You wouldn't ordinarily use object navigation in Notepad because you can do everything from the keyboard. Object navigation is for times when you can't do something, including getting information you want.

Let's have one more example. This time, its how to get information when that is all you want to do.

As you may recall, you are back in the document window of Notepad.

Move right by object.

You get to the status bar.

You hear it announced.

But you need to move into the object to hear the information.

If you move down, numpad insert+numpad2, you will hear the information in the status bar read.

That is the object inside the object that says status bar.

We are close to the end of the tutorial but I'll show you two other things.

First, the other way to take an action such as open an object. Instead of using the command I showed you before, you can do the same thing using the virtual mouse.

Route the mouse to where you are with numpad insert+numpad slash.

Then left click it by just tapping numpad slash by itself.

You have now taken the same action you did before.

I'm telling you both methods so you may use the one you want and so that if one method doesn't work where you are you can try the other. They usually both work.

And for our last demonstration, I'll tell you something that appears to be little understood for its value.

The command is often thought of as a read dialog command. It does much more.

It is insert b. You can use either insert.

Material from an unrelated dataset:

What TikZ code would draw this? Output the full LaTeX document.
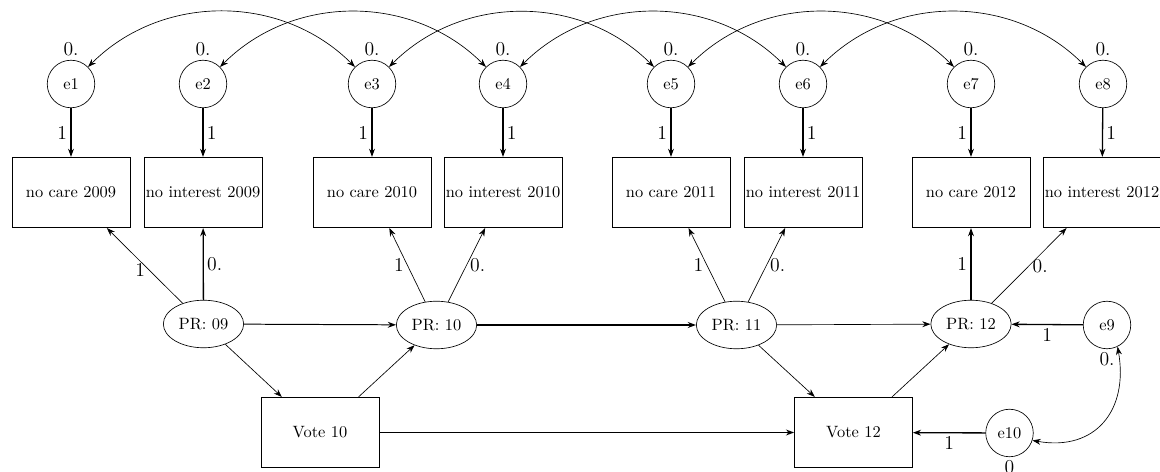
\documentclass[tikz,border=0pt]{standalone}
\usetikzlibrary{arrows.meta,shapes.geometric}

\tikzset{
  err/.style={draw, circle, minimum size=29pt, inner sep=0pt},
  obs/.style={draw, rectangle, minimum width=72pt, minimum height=43pt, inner sep=1pt},
  lat/.style={draw, ellipse, minimum width=49pt, minimum height=29pt, inner sep=1pt},
  lbl/.style={font=\large, inner sep=2pt},
  reg/.style={-{Stealth[length=5pt,width=3.6pt]}},
  cov/.style={{Stealth[length=5pt,width=3.6pt]}-{Stealth[length=5pt,width=3.6pt]}},
}

\begin{document}
\begin{tikzpicture}[x=.61pt, y=-.61pt]
\useasboundingbox (0,0) rectangle (1160,472);
% error terms of the indicators
\node[err, label={[lbl]above:0.}] (e1) at (71,84) {e1};
\node[err, label={[lbl]above:0.}] (e2) at (203,84) {e2};
\node[err, label={[lbl]above:0.}] (e3) at (372,84) {e3};
\node[err, label={[lbl]above:0.}] (e4) at (503,84) {e4};
\node[err, label={[lbl]above:0.}] (e5) at (671,84) {e5};
\node[err, label={[lbl]above:0.}] (e6) at (803,84) {e6};
\node[err, label={[lbl]above:0.}] (e7) at (971,84) {e7};
\node[err, label={[lbl]above:0.}] (e8) at (1103,84) {e8};
% indicators
\node[obs] (care09) at (71,192.5) {no care 2009};
\node[obs] (int09) at (203,192.5) {no interest 2009};
\node[obs] (care10) at (372,192.5) {no care 2010};
\node[obs] (int10) at (503,192.5) {no interest 2010};
\node[obs] (care11) at (671,192.5) {no care 2011};
\node[obs] (int11) at (803,192.5) {no interest 2011};
\node[obs] (care12) at (971,192.5) {no care 2012};
\node[obs] (int12) at (1102,192.5) {no interest 2012};
% latent variables and votes
\node[lat] (pr09) at (203.5,324) {PR: 09};
\node[lat] (pr10) at (436.5,325) {PR: 10};
\node[lat] (pr11) at (736.5,325) {PR: 11};
\node[lat] (pr12) at (971,324) {PR: 12};
\node[obs] (vote10) at (320,432.5) {Vote 10};
\node[obs] (vote12) at (853.5,432.5) {Vote 12};
\node[err, label={[lbl]below:0.}] (e9) at (1107,325) {e9};
\node[err, label={[lbl]below:0}] (e10) at (1009.5,433) {e10};
% covariances
\draw[cov] (e1) to[out=45, in=135] (e3);
\draw[cov] (e2) to[out=45, in=135] (e4);
\draw[cov] (e3) to[out=45, in=135] (e5);
\draw[cov] (e4) to[out=45, in=135] (e6);
\draw[cov] (e5) to[out=45, in=135] (e7);
\draw[cov] (e6) to[out=45, in=135] (e8);
\draw[cov] (e9.-64) to[out=-80, in=-10, looseness=1.3] (e10.-18);
% errors to indicators
\draw[reg, thick] (e1) -- node[lbl, left] {1} (care09);
\draw[reg, thick] (e2) -- node[lbl, right] {1} (int09);
\draw[reg, thick] (e3) -- node[lbl, left] {1} (care10);
\draw[reg, thick] (e4) -- node[lbl, right] {1} (int10);
\draw[reg, thick] (e5) -- node[lbl, left] {1} (care11);
\draw[reg, thick] (e6) -- node[lbl, right] {1} (int11);
\draw[reg, thick] (e7) -- node[lbl, left] {1} (care12);
\draw[reg, thick] (e8) -- node[lbl, right] {1} (int12);
% loadings
\draw[reg] (pr09) -- node[lbl, pos=.45, left] {1} (care09);
\draw[reg, thick] (pr09) -- node[lbl, right] {0.} (int09);
\draw[reg] (pr10) -- node[lbl, left] {1} (care10);
\draw[reg] (pr10) -- node[lbl, right] {0.} (int10);
\draw[reg] (pr11) -- node[lbl, left] {1} (care11);
\draw[reg] (pr11) -- node[lbl, right] {0.} (int11);
\draw[reg, thick] (pr12) -- node[lbl, left] {1} (care12);
\draw[reg] (pr12) -- node[lbl, right] {0.} (int12);
% structural paths
\draw[reg, semithick] (pr09) -- (pr10);
\draw[reg, thick] (pr10) -- (pr11);
\draw[reg] (pr11) -- (pr12);
\draw[reg] (pr09) -- (vote10);
\draw[reg] (vote10) -- (pr10);
\draw[reg] (pr11) -- (vote12);
\draw[reg] (vote12) -- (pr12);
\draw[reg, thick] (vote10) -- (vote12);
\draw[reg, thick] (e9) -- node[lbl, below] {1} (pr12);
\draw[reg, thick] (e10) -- node[lbl, below] {1} (vote12);
\end{tikzpicture}
\end{document}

It reads all controls in the active window. It may read more such as text as well but not necessarily. With all the objects that may be in a window and with objects being inside of objects, you may find something you are looking for by using insert b that you aren't finding by manually looking. Sometimes, you may want to use the command out of curiosity to see things that are in a window just to see what is there. At times, its interesting to see things like tool bars that a sighted person would use and that you wouldn't generally use. Sometimes, you may find a feature you didn't know about that you might want to use. You can probably use it from the keyboard, though you may need to use it with object navigation. You may be able to use screen review butt often not.

If you stop speech with control when you're on an item, the object navigator will be on the item. If you stop it a little before or after, the object navigator will not be on it, but it will be close. But because of how objects are organized, you may find it easier to issue the command again, hear things read, and now that you know what you are looking for, press control as the item is read.

I hope you find this tutorial useful. If things seem unclear, experimenting by moving around programs and looking at the descriptions of moving through programs and moving through the ones I've discussed may make things more clear.

I think that object navigation is something that is puzzling to most people but as they work with it, with good instruction, it becomes clear. I hope you find this to be good instruction.